RSA encryption

RSA Algorithm

The idea for a public-private key cryptosystem originally came from Whitfield Diffie and Martin Hellman in 1976, when they published the concept. The original algorithm they created used a shared key created from a number, modulo a prime number. Over the years, many people worked on trying to create a function that would be easy to do one way, but very hard to invert (do it the other way). The final algorithm was completed when, one night, Ron Rivest had a “good deal” of wine at a Passover dinner. Rivest then went home and spent the night finalizing the formula and had the paper to present it almost ready by the next day.

               How does it work? RSA uses a public key and a private key to encrypt data. The public key is meant to be public and to be spread and known by anyone wanting to send a message to the owner of the public key. The private key is mathematically linked to the public key and allows a message encrypted using the public key to be decrypted by using the private key that it is linked with. The keys for RSA encryption are created by using math on two distinct prime numbers to mathematically calculate the private and public keys.
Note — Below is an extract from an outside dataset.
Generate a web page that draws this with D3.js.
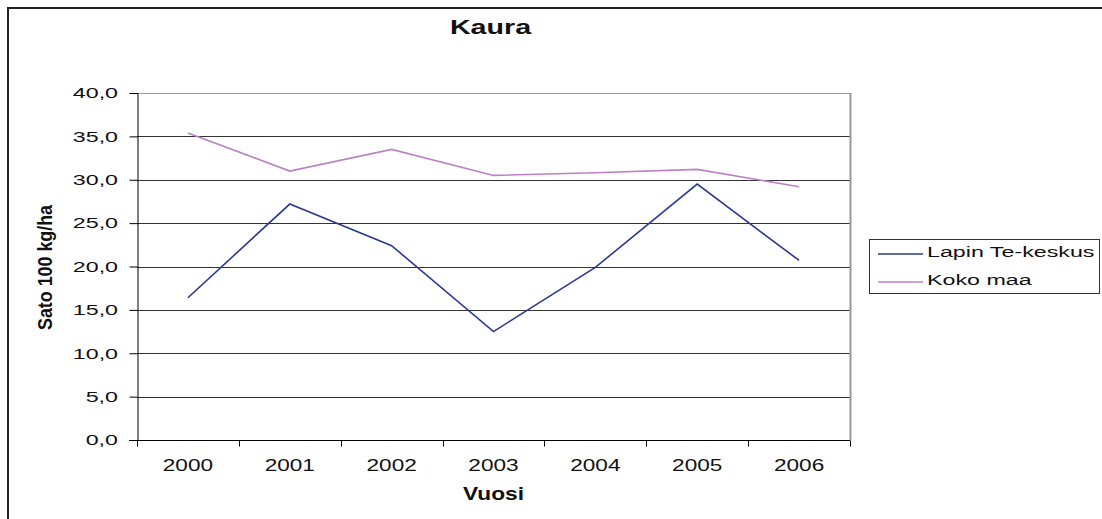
<!DOCTYPE html>
<html>
<head>
<meta charset="utf-8">
<script src="https://cdn.jsdelivr.net/npm/d3@7"></script>
<style>
  body { margin: 0; background: #fff; }
  svg { display: block; font-family: Arial, "Liberation Sans", sans-serif; }
</style>
</head>
<body>
<div id="chart"></div>
<script>
// Kaura – yields per year
const years = ['2000', '2001', '2002', '2003', '2004', '2005', '2006'];
const lappi = [16.4, 27.2, 22.4, 12.5, 19.9, 29.5, 20.7];
const kokoMaa = [35.4, 31.0, 33.5, 30.5, 30.8, 31.2, 29.2];
const seriesNames = ['Lapin Te-keskus', 'Koko maa'];
const yTicks = [0, 5, 10, 15, 20, 25, 30, 35, 40];

const width = 1102, height = 519;
const plot = { left: 137, right: 850, top: 93, bottom: 440 };
const font = 'Arial, "Liberation Sans", sans-serif';
const stretch = 1.55; // the original's wide-looking text
const midX = (plot.left + plot.right) / 2;

const svg = d3.select('#chart').append('svg')
  .attr('width', width)
  .attr('height', height);

// outer chart frame (cut off at right and bottom)
svg.append('path')
  .attr('d', `M8,${height + 5}V8H${width + 5}`)
  .attr('fill', 'none')
  .attr('stroke', '#222')
  .attr('stroke-width', 2);

const x = d3.scaleBand().domain(years).range([plot.left, plot.right]);
const y = d3.scaleLinear().domain([0, 40]).range([plot.bottom, plot.top]);

// gridlines
svg.append('g')
  .selectAll('line')
  .data(yTicks.filter(d => d > 0))
  .enter()
  .append('line')
  .attr('x1', plot.left).attr('x2', plot.right)
  .attr('y1', d => Math.round(y(d)) + 0.5)
  .attr('y2', d => Math.round(y(d)) + 0.5)
  .attr('stroke', d => d === 40 ? '#999' : '#333')
  .attr('stroke-width', 1.2);

// right border of plot area
svg.append('line')
  .attr('x1', plot.right + 0.5).attr('x2', plot.right + 0.5)
  .attr('y1', plot.top).attr('y2', plot.bottom)
  .attr('stroke', '#999')
  .attr('stroke-width', 2);

// y axis
const yAxis = svg.append('g')
  .attr('transform', `translate(${plot.left + 0.5},0)`)
  .call(d3.axisLeft(y).tickValues(yTicks).tickSize(8)
    .tickFormat(d => d3.format('.1f')(d).replace('.', ',')));
yAxis.select('.domain').attr('stroke', '#000');
yAxis.selectAll('.tick line').attr('stroke', '#000');
yAxis.selectAll('text')
  .attr('font-size', 15).attr('fill', '#111').attr('font-family', font)
  .attr('x', -19.5 / stretch)
  .attr('transform', `scale(${stretch},1)`);

// x axis
const xAxis = svg.append('g')
  .attr('transform', `translate(0,${plot.bottom + 0.5})`)
  .call(d3.axisBottom(x).tickSize(0).tickPadding(18));
xAxis.select('.domain').attr('stroke', '#000').attr('d', `M${plot.left - 8},0H${plot.right}`);
xAxis.selectAll('text')
  .attr('font-size', 17).attr('fill', '#111').attr('font-family', font)
  .attr('transform', 'scale(1.33,1)');
// category boundary ticks
xAxis.append('g')
  .selectAll('line')
  .data(years.map(d => x(d)).concat([plot.right]))
  .enter()
  .append('line')
  .attr('x1', d => Math.round(d) + 0.5).attr('x2', d => Math.round(d) + 0.5)
  .attr('y1', 0).attr('y2', 6)
  .attr('stroke', '#000');

// series lines
const line = d3.line()
  .x((d, i) => x(years[i]) + x.bandwidth() / 2)
  .y(d => y(d));

const colors = ['#2a3a8f', '#bb80c6'];
[lappi, kokoMaa].forEach((values, i) => {
  svg.append('path')
    .datum(values)
    .attr('d', line)
    .attr('fill', 'none')
    .attr('stroke', colors[i])
    .attr('stroke-width', 1.6);
});

// title & axis titles
svg.append('text')
  .attr('transform', `translate(${midX - 3},33.5) scale(1.47,1)`)
  .attr('text-anchor', 'middle')
  .attr('font-size', 19.5).attr('font-weight', 'bold')
  .attr('fill', '#111')
  .text('Kaura');

svg.append('text')
  .attr('transform', `translate(${midX},500) scale(1.3,1)`)
  .attr('text-anchor', 'middle')
  .attr('font-size', 17.5).attr('font-weight', 'bold')
  .attr('fill', '#111')
  .text('Vuosi');

svg.append('text')
  .attr('transform', 'translate(51.5,267.5) rotate(-90)')
  .attr('text-anchor', 'middle')
  .attr('font-size', 19.5).attr('font-weight', 'bold')
  .attr('textLength', 125).attr('lengthAdjust', 'spacingAndGlyphs')
  .attr('fill', '#111')
  .text('Sato 100 kg/ha');

// legend
const legend = svg.append('g');
legend.append('rect')
  .attr('x', 869.5).attr('y', 239.5)
  .attr('width', 230).attr('height', 54)
  .attr('fill', '#fff')
  .attr('stroke', '#333');

seriesNames.forEach((name, i) => {
  const ly = 254 + i * 28;
  legend.append('line')
    .attr('x1', 878).attr('x2', 923)
    .attr('y1', ly).attr('y2', ly)
    .attr('stroke', colors[i])
    .attr('stroke-width', 1.6);
  legend.append('text')
    .attr('transform', `translate(927,${ly + 3}) scale(${stretch},1)`)
    .attr('font-size', 15)
    .attr('fill', '#111')
    .text(name);
});
</script>
</body>
</html>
               What makes this special? RSA encryption allows us to encrypt data and ensure that only the user holding the private key can decrypt it. It also allows us to be able to spread around a public key so that someone that wants to send a message us able to encrypt it and ensure that it’s for our eyes only. The algorithm is also designed to be very easy to encrypt data, but trying to crack the encryption is very hard without the private key, giving the users greater security.

               Could we do this algorithm manually? Yes, you could do the math behind calculating the keys and encrypting/ decrypting manually, but the math would be very long and tedious. For the keys to be as secure as possible, you must select large prime numbers and this would be very difficult for a human to do the calculations, so they are almost exclusively done by computers.

               I’m currently very excited to read chapter 6 of “The Pattern on the Stone” because that chapter talks about “secret codes”. I’m hoping they cover a little about RSA type encryption because it’s very commonly used today. I had lunch with Eugene Vasserman, a professor at KSU about a year ago and when handing me his business card, he pointed out the PGP encryption public key on the back of the card. by using this PGP public key, I could encrypt a message that would be just for Prof. Vasserman, much like RSA.

               A video I would recommend watching to get more information about the math behind the RSA algorithm is Here: https://www.youtube.com/watch?v=wXB-V_Keiu8. This video is from Khan Academy and helps to explain the math and reasoning behind the way it encrypts data and why we encrypt data using RSA instead of having a shared private key between two people so that they may share messages. The video uses the example of a bank sending messages, and if the bank had to have a specific key for each member, it would have too many keys to keep track of, but if it can have one key to decrypt all messages it receives, this allows the bank to communicate much more effectively. I would highly recommend checking out the video for a great explanation, and maybe searching YouTube for other videos to explain RSA encryption in more depth.